© 2006 Dick Winters and Colonel Cole Kingseed
303 pages
When I landed, the only weapon I had was a trench knife that I had placed in my boot. I stuck the knife in the ground before I went to work on my chute. This was a hell of a way to begin a war.
Dick Winters didn't join the Army out of abounding love for his country, but because he didn't want conscription interrupting a profitable business career. Though he joined in peacetime, that peace did not long last, and Winters became a soldier for the duration. That strategic decision of his turns out to be the last less-than-noble action Winters makes, for he is The All-American soldier. He's Sam Damon, come to life, fulfilling every ideal Americans have about soldiers: devoted to God and country, hard-working, clean-cut, conscientious, and morally beyond reproach. He never loses his temper, never shrinks back from a fight, and never seems like anything less than an iconic hero. For those looking for inspiration, his memoirs will provide it in bounds -- but all the stories about his men's nobility and sacrifice seem a little too much like a 1940s newsreel meant to bolster spirits and inspire faith in the men and the cause than a thought-provoking account of the trials of war.
After joining the Army, Winters determined to be the best he could be. Determined to excel and to lead, he applied for the paratroop corp and became a lieutenant of a company destined to fight in D-Day, the Bulge, and a few tough spots in between before ending the war as a Major governing a portion of Austria as military governor. While the "on-the-ground" look inside the D-Day operations and beyond is what will attract most readers, I was most interested by his account of basic training and Officer Candidates School.

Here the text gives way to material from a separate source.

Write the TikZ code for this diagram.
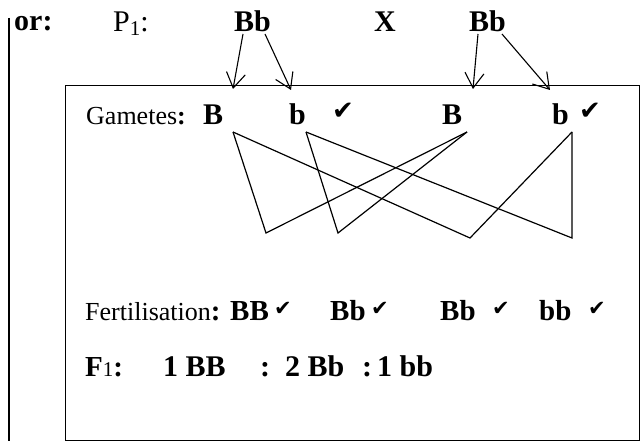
\documentclass[tikz,border=0pt]{standalone}
\usepackage{fontspec}
\setmainfont{Liberation Serif}
\newfontfamily\symfont{DejaVu Sans}
\usetikzlibrary{arrows.meta}
\newcommand{\hck}{{\symfont\fontsize{26}{26}\selectfont ✔}}
\newcommand{\lck}{{\symfont\fontsize{21}{21}\selectfont ✔}}
\begin{document}
\begin{tikzpicture}[x=1pt,y=-1pt,
  txt/.style={inner sep=0pt, anchor=base west},
  topbold/.style={txt, font=\bfseries\fontsize{30}{30}\selectfont},
  topreg/.style={txt, font=\fontsize{30}{30}\selectfont},
  gbold/.style={txt, font=\bfseries\fontsize{30}{30}\selectfont},
  fbold/.style={txt, font=\bfseries\fontsize{29}{29}\selectfont},
  lbl/.style={txt, font=\fontsize{26}{26}\selectfont},
  ln/.style={line width=1.2pt, line join=miter},
  arr/.style={line width=1.1pt, -{Straight Barb[length=15pt,width=19pt,line width=1.1pt]}},
  ckst/.style={txt}]
\useasboundingbox (0,0) rectangle (641,441);

% left bar and frame
\coordinate (bartop) at (9,18);
\coordinate (barbot) at (9,441);
\draw[line width=1.2pt] (bartop) -- (barbot);
\node[draw, line width=1pt, inner sep=0pt, minimum width=574pt, minimum height=355pt, anchor=north west] (box) at (65,85) {};

% top row
\node[topbold] (or) at (14,31) {or:};
\node[topreg] (p1) at (113,32) {P{\fontsize{21}{21}\selectfont\raisebox{-4pt}{1}}:};
\node[topbold] (bb1) at (234,32) {Bb};
\node[topbold] (cross) at (374,32) {X};
\node[topbold] (bb2) at (469,32) {Bb};

% arrows
\coordinate (a1s) at (243,34); \coordinate (a1e) at (233,89);
\coordinate (a2s) at (265,34); \coordinate (a2e) at (291,90);
\coordinate (a3s) at (478,34); \coordinate (a3e) at (473,89);
\coordinate (a4s) at (502,34); \coordinate (a4e) at (550,90);
\draw[arr] (a1s) -- (a1e);
\draw[arr] (a2s) -- (a2e);
\draw[arr] (a3s) -- (a3e);
\draw[arr] (a4s) -- (a4e);

% gametes row
\node[lbl] (gam) at (86,125) {Gametes{\bfseries:}};
\node[gbold] (g1) at (203,125) {B};
\node[gbold] (g2) at (289,125) {b};
\node[ckst] (ck1) at (332,120) {\hck};
\node[gbold] (g3) at (442,125) {B};
\node[gbold] (g4) at (552,125) {b};
\node[ckst] (ck2) at (579,120) {\hck};

% crossing lines
\coordinate (p1t) at (233,132);
\coordinate (p2t) at (306,132);
\coordinate (p3t) at (467,132);
\coordinate (p4t) at (572,132);
\coordinate (q1) at (266,233);
\coordinate (q2) at (338,233);
\coordinate (q3) at (470,238);
\coordinate (q4) at (572,238);
\draw[ln] (p1t) -- (q1) -- (p3t);
\draw[ln] (p2t) -- (q2) -- (p3t);
\draw[ln] (p1t) -- (q3) -- (p4t);
\draw[ln] (p2t) -- (q4) -- (p4t);

% fertilisation row
\node[lbl] (fert) at (85,320) {Fertilisation{\bfseries\fontsize{29}{29}\selectfont:}};
\node[fbold] (f1) at (230,320) {BB};
\node[ckst] (fc1) at (274,316) {\lck};
\node[fbold] (f2) at (330,320) {Bb};
\node[ckst] (fc2) at (371,316) {\lck};
\node[fbold] (f3) at (440,320) {Bb};
\node[ckst] (fc3) at (492,316) {\lck};
\node[fbold] (f4) at (539,320) {bb};
\node[ckst] (fc4) at (588,316) {\lck};

% F1 row
\node[txt] (flab) at (85,377) {{\bfseries\fontsize{29}{29}\selectfont F}{\fontsize{21}{21}\selectfont 1}{\bfseries\fontsize{29}{29}\selectfont :}};
\node[gbold] (r1) at (163,377) {1 BB};
\node[gbold] (c1) at (260,377) {:};
\node[gbold] (r2) at (285,377) {2 Bb};
\node[gbold] (c2) at (362,377) {:};
\node[gbold] (r3) at (377,377) {1 bb};
\end{tikzpicture}
\end{document}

The intensive training parachutists were put through seemed perverse at times. After his account of the war -- in which Winter proves himself to be a superb commander, so inspiring that when a superior officer court-martialed him, all of Winters' non-commissioned officers near-mutinied, resigning their stripes rather than serve under Winter's offender -- Winter ruminates on lessons learned, particularly in regards to leadership.
The account is readable, and were I less cynical I suppose I would be beside myself with all the inspiration being handed out. I enjoyed it nonetheless, aside from Winter's account of looting and billeting as they marched through Germany. Winters thought nothing of kicking German civilians out of their home -- ordering them, weapons in hand, not requesting -- for his own comfort, and justified this by claiming they were supporting Hitler. This seemed disingenuous at best: why the rationalization? "To the victor go the spoils" may be a cruel mantra, but at least it's honest. Exacting private judgment on strangers is no more noble when done by a 'hero' than by the 'villains'. This attempt at justification and the endless moral lessons being taught to the audience soured me on Winters after a while, though I felt a bit guilty about it since he's a recently deceased Hero and all (d. 2 January 2011). All things considered, I much prefer Sam Stavinsky's Marine Combat Correspondent. Winters reminded me more of Ernst Junger, who wrote Storm of Steel -- both seem more like ideals than real men, their memoirs fulfilling their respective country's stereotypes about themselves.
Related:
- Band of Brothers, Stephen Ambrose's account of "Easy Company" which brought Winters and his men into the public eye.
- Marine Combat Correspondent, Sam Stavinsky, the account of a glass-wearing journalist turned grizzled Marine. I remember it fondly, though I read it back in high school when the romance of nationalism and noble soldiers had in me an ardent follower.
- Storm of Steel, Ernst Junger -- a German account of the Great War, written by a man with a spooky detachment who embodies the stereotype of the cold, efficient, tough-as-nails Prussian solider.
- Once an Eagle, Anton Myrer, from whose protagonist Sam Damon Winters and his co-author quote.